14. Mary Anna Randolph Custis, granddaughter of George Washington's step-son, married one of the outstanding generals of the US Civil War. Which Confederate leader was her spouse?

Answer: Robert E. Lee

Mary Custis had known Robert Lee from childhood prior to their wedding at her parents' house, Arlington House, in 1831. The couple often stayed in the house, and Mary inherited it after her father's death in 1857; the grounds of the estate were turned into the Arlington National Cemetery during the Civil War, and the Custis-Lee house is now the National Robert E. Lee Memorial.

The couple spent most of the war separated, as Robert was leading the Confederate Army of North Virginia and Mary moved around to seek safety for her children.

After the war Robert and Mary moved to Lexington, Virginia, where he became president of the Washington College, which was later renamed Washington and Lee University. Mary died three years after Robert, and is buried beside him in the Lee family crypt.
15. Mamie Geneva Doud became engaged on Valentine's Day, 1916. Her fiancé was later to be one of the leading generals in World War II, and subsequently President of the United States. For whom did she give up her budding socialite lifestyle to become an Army wife?
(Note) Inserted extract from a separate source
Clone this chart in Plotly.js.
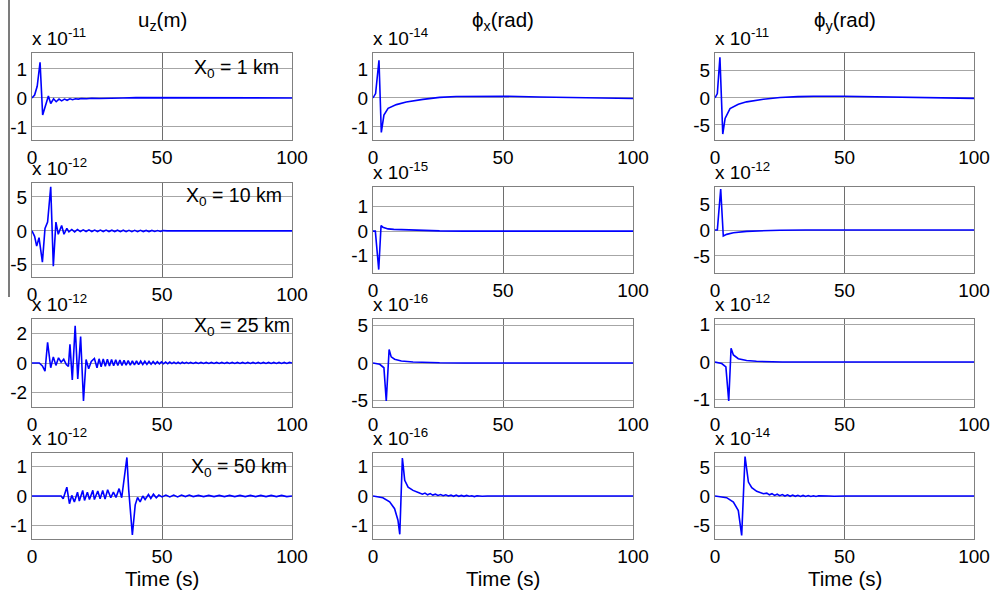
<!DOCTYPE html>
<html>
<head>
<meta charset="utf-8">
<script src="https://cdn.plot.ly/plotly-3.0.1.min.js"></script>
<style>
  html, body { margin: 0; padding: 0; background: #ffffff; }
  #chart { width: 992px; height: 591px; }
</style>
</head>
<body>
<div id="chart"></div>
<script>
// ---- data: time (s) and scaled amplitudes for each station distance ----
const t_uz1 = [0, 1, 2, 3.1, 4.1, 5.2, 6.3, 7.2, 8.3, 9.3, 10.4, 11.4, 12.5, 13.5, 14.6, 15.6, 16.7, 17.8, 19, 21, 23, 26, 30, 35, 40, 45, 50, 55, 60, 70, 80, 90, 100];
const v_uz1 = [0, 0.1, 0.4, 1.23, -0.59, -0.25, 0.07, -0.19, -0.03, -0.13, -0.04, -0.1, -0.04, -0.08, -0.03, -0.06, -0.03, -0.04, -0.02, -0.03, -0.01, -0.02, 0, 0, 0.01, 0.01, 0.01, 0.01, 0, 0, 0, 0, 0];

const t_uz10 = [0, 1, 1.8, 2.7, 4.0, 5.0, 6.0, 7.2, 8.2, 9.2, 10.1, 11.4, 12.3, 13.4, 14.2, 15.3, 16.4, 17.5, 18.6, 19.7, 20.8, 21.9, 23, 24.1, 25.2, 26.3, 27.4, 28.5, 29.6, 30.7, 31.8, 32.9, 34, 35.1, 36.2, 37.3, 38.4, 39.5, 40.6, 41.7, 42.8, 43.9, 45, 46.1, 47.2, 48.3, 49.4, 50.5, 52, 55, 60, 70, 80, 90, 100];
const v_uz10 = [0, -0.8, -2.25, -1.0, -4.6, 0.35, 1.3, 6.5, -5.2, 1.3, -0.5, 0.8, -0.5, 0.35, -0.15, 0.2, -0.15, 0.2, -0.1, 0.15, -0.1, 0.15, -0.1, 0.12, -0.1, 0.12, -0.1, 0.12, -0.1, 0.1, -0.1, 0.1, -0.12, 0.1, -0.12, 0.08, -0.12, 0.08, -0.12, 0.08, -0.1, 0.06, -0.1, 0.06, -0.08, 0.05, -0.08, 0.04, 0, -0.03, 0, 0, 0, 0, 0];

const t_uz25 = [0, 2.8, 4.0, 5.0, 6.0, 7.2, 8.2, 9.2, 10.2, 11.2, 12.2, 13.2, 14.0, 14.6, 15.5, 16.6, 17.6, 18.7, 19.8, 20.8, 21.8, 22.8, 24.0, 25.0, 25.8, 26.6, 27.4, 28.2, 29.0, 29.8, 30.6, 31.4, 32.2, 33.0, 33.8, 34.6, 35.4, 36.2, 37.0, 37.8, 38.6, 39.4, 40.2, 41.0, 41.8, 42.6, 43.4, 44.2, 45.0, 45.8, 46.6, 47.4, 48.2, 49.0, 49.8, 50.6, 51.4, 52.2, 53.0, 53.8, 54.6, 55.4, 56.2, 57.0, 57.8, 58.6, 59.4, 60.2, 61, 62, 63, 64, 65, 66, 67, 68, 69, 70, 71, 72, 73, 74, 75, 76, 77, 78, 79, 80, 81, 82, 83, 84, 85, 86, 87, 88, 89, 90, 91, 92, 93, 94, 95, 96, 97, 98, 99, 100];
const v_uz25 = [0, 0, -0.2, -0.55, 1.39, -0.32, 0.41, -0.16, 0.35, 0.05, 0.25, -0.1, -0.23, 1.25, -1.14, 2.5, -1.07, 1.77, -2.55, 0.23, -0.39, 0.1, 0.3, -0.32, 0.28, -0.25, 0.27, -0.22, 0.25, -0.2, 0.24, -0.18, 0.22, -0.17, 0.2, -0.16, 0.18, -0.15, 0.17, -0.14, 0.15, -0.12, 0.14, -0.11, 0.13, -0.1, 0.12, -0.09, 0.11, -0.08, 0.1, -0.07, 0.09, -0.06, 0.08, -0.05, 0.07, -0.05, 0.06, -0.04, 0.06, -0.04, 0.05, -0.04, 0.05, -0.03, 0.04, -0.03, 0.04, -0.03, 0.04, -0.03, 0.04, -0.03, 0.04, -0.03, 0.04, -0.03, 0.04, -0.03, 0.04, -0.03, 0.04, -0.03, 0.04, -0.03, 0.04, -0.03, 0.04, -0.03, 0.04, -0.03, 0.04, -0.03, 0.04, -0.03, 0.04, -0.03, 0.04, -0.03, 0.04, -0.03, 0.04, -0.03, 0.04, -0.03, 0.04, 0];

const t_uz50 = [0, 11.2, 12, 13.4, 14.4, 15.3, 16.3, 17.5, 18.2, 19.5, 20.2, 21.3, 22.1, 23.4, 24, 25.3, 26.2, 27.2, 28.1, 29.1, 30.3, 31.3, 32.3, 33.5, 34.5, 35.4, 36.5, 37.2, 38.0, 38.6, 39.7, 40.6, 41.6, 42.6, 43.5, 44.8, 45.7, 46.7, 47.8, 48.8, 50, 51.5, 53, 54.5, 56, 57.5, 59, 60.5, 62, 64, 66, 68, 70, 72, 74, 76, 78, 80, 82, 84, 86, 88, 90, 92, 94, 96, 98, 100];
const v_uz50 = [0, 0, -0.09, 0.3, -0.26, 0.02, -0.2, 0.13, -0.17, 0.19, -0.15, 0.13, -0.12, 0.19, -0.12, 0.17, -0.09, 0.19, -0.1, 0.21, -0.06, 0.13, -0.05, 0.25, -0.06, 0.6, 1.31, 0.2, -0.7, -1.32, -0.3, -0.05, -0.2, 0.0, -0.12, 0.05, -0.08, 0.06, -0.06, 0.03, -0.03, 0.03, -0.03, 0.03, -0.03, 0.03, -0.02, 0.03, -0.02, 0.02, -0.02, 0.02, -0.02, 0.02, -0.02, 0.02, -0.02, 0.02, -0.02, 0.02, -0.02, 0.02, -0.02, 0.02, -0.02, 0.02, -0.02, 0];

const t_phx1 = [0, 1, 2.3, 3.2, 4.2, 5.8, 9, 12.8, 19.2, 25.6, 32, 38.5, 50, 64, 77, 90, 100];
const v_phx1 = [0, 0.15, 1.3, -1.19, -0.59, -0.36, -0.23, -0.14, -0.05, 0.02, 0.05, 0.06, 0.06, 0.035, 0.01, -0.01, -0.02];

const t_phx10 = [0, 0.9, 2.2, 3.1, 3.8, 5.8, 8, 12.8, 18, 25.6, 35, 50, 75, 100];
const v_phx10 = [0, 0, -1.57, 0.23, 0.16, 0.09, 0.07, 0.05, 0.03, 0.01, 0, 0, 0, 0];

const t_phx25 = [0, 2.6, 4.2, 5.1, 6.2, 7, 8.3, 10.9, 15.4, 20, 25.6, 35, 50, 75, 100];
const v_phx25 = [0, -0.18, -0.64, -5.1, 1.82, 0.82, 0.5, 0.27, 0.14, 0.07, 0.03, 0.01, 0, 0, 0];

const t_phx50 = [0, 3.8, 6.4, 8.3, 9.6, 10.3, 11.3, 12.2, 13.5, 15.4, 17.9, 19, 20, 21, 22, 23, 24, 25, 26, 27, 28, 29, 30, 31, 32, 33, 34, 35, 36, 37, 38, 39, 40, 42, 44, 46, 48, 50, 60, 70, 80, 90, 100];
const v_phx50 = [0, -0.06, -0.2, -0.43, -0.82, -1.3, 1.29, 0.53, 0.3, 0.19, 0.1, 0.06, 0.1, 0.04, 0.08, 0.03, 0.06, 0.02, 0.05, 0.01, 0.04, 0, 0.03, -0.01, 0.03, -0.01, 0.02, -0.01, 0.02, -0.01, 0.01, -0.02, 0.01, -0.01, 0, -0.01, 0, 0, 0, 0, 0, 0, 0];

const t_phy1 = [0, 0.9, 1.9, 3.0, 3.9, 5.8, 9, 12.2, 18.7, 25.1, 32, 38, 49.5, 63.7, 76.6, 90, 100];
const v_phy1 = [0, 0.8, 7.5, -6.7, -3.8, -2.0, -1.2, -0.74, -0.25, 0.06, 0.22, 0.3, 0.3, 0.19, 0.06, -0.05, -0.1];

const t_phy10 = [0, 0.9, 2.2, 3.2, 4.5, 7.1, 12.2, 18, 25, 35, 50, 75, 100];
const v_phy10 = [0, 0, 7.9, -1.17, -0.84, -0.52, -0.26, -0.12, -0.04, 0, 0, 0, 0];

const t_phy25 = [0, 2.6, 4.2, 5.3, 6.2, 7.1, 9, 12.2, 16, 20, 26, 35, 50, 75, 100];
const v_phy25 = [0, -0.04, -0.13, -1.04, 0.37, 0.19, 0.09, 0.04, 0.02, 0.01, 0, 0, 0, 0, 0];

const t_phy50 = [0, 4.5, 7.1, 9, 10.3, 11.6, 12.9, 14.2, 16.1, 18.7, 20, 21, 22, 23, 24, 25, 26, 27, 28, 29, 30, 31, 32, 33, 34, 35, 36, 37, 38, 39, 40, 42, 44, 46, 48, 50, 60, 70, 80, 90, 100];
const v_phy50 = [0, -0.29, -1.03, -2.5, -6.8, 6.8, 2.4, 1.44, 0.8, 0.4, 0.5, 0.2, 0.4, 0.1, 0.3, 0.05, 0.25, 0, 0.2, -0.05, 0.15, -0.05, 0.12, -0.08, 0.1, -0.08, 0.08, -0.08, 0.05, -0.08, 0.03, -0.05, 0, -0.05, 0, 0, 0, 0, 0, 0, 0];

// ---- labels ----
const columnTitles = ['u<sub>z</sub>(m)', '\u03D5<sub>x</sub>(rad)', '\u03D5<sub>y</sub>(rad)'];
const distanceLabels = ['X<sub>0</sub> = 1 km', 'X<sub>0</sub> = 10 km', 'X<sub>0</sub> = 25 km', 'X<sub>0</sub> = 50 km'];
// power-of-ten multipliers, row by row (u_z, phi_x, phi_y)
const exponents = [[-11, -14, -11], [-12, -15, -12], [-12, -16, -12], [-12, -16, -14]];
const xTickVals = [0, 50, 100];
const xTickText = ['0', '50', '100'];
const xLabel = 'Time (s)';
// y ticks per panel (row-major)
const yTickVals = [
  [-1, 0, 1], [-1, 0, 1], [-5, 0, 5],
  [-5, 0, 5], [-1, 0, 1], [-5, 0, 5],
  [-2, 0, 2], [-5, 0, 5], [-1, 0, 1],
  [-1, 0, 1], [-1, 0, 1], [-5, 0, 5]
];

const seriesT = [t_uz1, t_phx1, t_phy1, t_uz10, t_phx10, t_phy10, t_uz25, t_phx25, t_phy25, t_uz50, t_phx50, t_phy50];
const seriesV = [v_uz1, v_phx1, v_phy1, v_uz10, v_phx10, v_phy10, v_uz25, v_phx25, v_phy25, v_uz50, v_phx50, v_phy50];

// ---- layout geometry (pixels) ----
const W = 992, H = 591;
const colX = [[32, 292], [373, 633], [715, 974]];
const rowY = [
  [[53, 140], [53, 140], [53, 140]],
  [[183, 277], [187, 273], [187, 273]],
  [[319, 407], [319, 407], [319, 407]],
  [[453, 539], [453, 539], [453, 539]]
];
const yRanges = [
  [-1.45, 1.55], [-1.45, 1.55], [-7.8, 8.3],
  [-6.8, 7.05], [-1.71, 1.8], [-8.3, 8.3],
  [-2.95, 2.95], [-5.9, 5.9], [-1.2, 1.15],
  [-1.46, 1.46], [-1.46, 1.46], [-7.4, 7.4]
];

const FONT = 'Liberation Sans, Arial, Helvetica, sans-serif';
const px2x = p => p / W;
const px2y = p => 1 - p / H;
const tickTxt = v => v.map(n => String(n));

const traces = [];
const layout = {
  width: W, height: H,
  margin: { l: 0, r: 0, t: 0, b: 0 },
  paper_bgcolor: '#ffffff',
  plot_bgcolor: '#ffffff',
  showlegend: false,
  font: { family: FONT, size: 19, color: '#000000' },
  annotations: [],
  shapes: []
};

for (let r = 0; r < 4; r++) {
  for (let c = 0; c < 3; c++) {
    const k = r * 3 + c;
    const n = k + 1;
    const xa = n === 1 ? 'x' : 'x' + n;
    const ya = n === 1 ? 'y' : 'y' + n;
    traces.push({
      x: seriesT[k], y: seriesV[k],
      xaxis: xa, yaxis: ya,
      type: 'scatter', mode: 'lines',
      line: { color: '#0000ff', width: 1.6 },
      hoverinfo: 'skip'
    });
    const [top, bot] = rowY[r][c];
    layout['xaxis' + (n === 1 ? '' : n)] = {
      domain: [px2x(colX[c][0]), px2x(colX[c][1])],
      anchor: ya,
      range: [0, 100],
      tickvals: xTickVals, ticktext: xTickText,
      showgrid: true, gridcolor: '#6e6e6e', gridwidth: 1,
      zeroline: false,
      showline: true, mirror: true, linecolor: '#808080', linewidth: 1,
      ticks: '', tickfont: { family: FONT, size: 19, color: '#000' },
      fixedrange: true
    };
    layout['yaxis' + (n === 1 ? '' : n)] = {
      domain: [px2y(bot), px2y(top)],
      anchor: xa,
      range: yRanges[k],
      tickvals: yTickVals[k], ticktext: tickTxt(yTickVals[k]),
      showgrid: true, gridcolor: '#a6a6a6', gridwidth: 1,
      zeroline: false,
      showline: true, mirror: true, linecolor: '#808080', linewidth: 1,
      ticks: '', tickfont: { family: FONT, size: 19, color: '#000' },
      fixedrange: true
    };
    // multiplier above each panel
    layout.annotations.push({
      xref: 'paper', yref: 'paper',
      x: px2x(colX[c][0] - 2), y: px2y(top - 2),
      xanchor: 'left', yanchor: 'bottom',
      text: 'x 10<sup>' + exponents[r][c] + '</sup>',
      showarrow: false,
      font: { family: FONT, size: 19, color: '#000' }
    });
  }
  // source distance label inside the u_z panel
  layout.annotations.push({
    xref: 'paper', yref: 'paper',
    x: px2x([281, 284, 292, 289][r]), y: px2y([68, 197, 326, 467][r]),
    xanchor: 'right', yanchor: 'middle',
    text: distanceLabels[r],
    showarrow: false,
    font: { family: FONT, size: 19.5, color: '#000' }
  });
}

// column titles and bottom axis labels
for (let c = 0; c < 3; c++) {
  const cx = (colX[c][0] + colX[c][1]) / 2;
  layout.annotations.push({
    xref: 'paper', yref: 'paper',
    x: px2x(cx), y: px2y(21),
    xanchor: 'center', yanchor: 'middle',
    text: columnTitles[c], showarrow: false,
    font: { family: FONT, size: 20.5, color: '#000' }
  });
  layout.annotations.push({
    xref: 'paper', yref: 'paper',
    x: px2x(cx), y: px2y(578),
    xanchor: 'center', yanchor: 'middle',
    text: xLabel, showarrow: false,
    font: { family: FONT, size: 20.5, color: '#000' }
  });
}

// thin rule along the left edge
layout.shapes.push({
  type: 'line', xref: 'paper', yref: 'paper',
  x0: px2x(9), x1: px2x(9), y0: px2y(0), y1: px2y(297),
  line: { color: '#505050', width: 1.5 }
});

Plotly.newPlot('chart', traces, layout, { displayModeBar: false, staticPlot: true });
</script>
</body>
</html>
Answer: Dwight D. Eisenhower

Mamie met 'Ike' in October of 1915, soon after she had completed her finishing school education. Engaged in February of 1916, they were married in July and remained together for 53 years of marriage, until his death in 1969. Traveling with him to many of his postings, she lived in around 30 different houses, including the White House and their retirement home adjacent to the battlefield in Gettysburg, PA. Eisenhower had a small golf course installed at the Presidential retreat, Camp David, named after their grandson.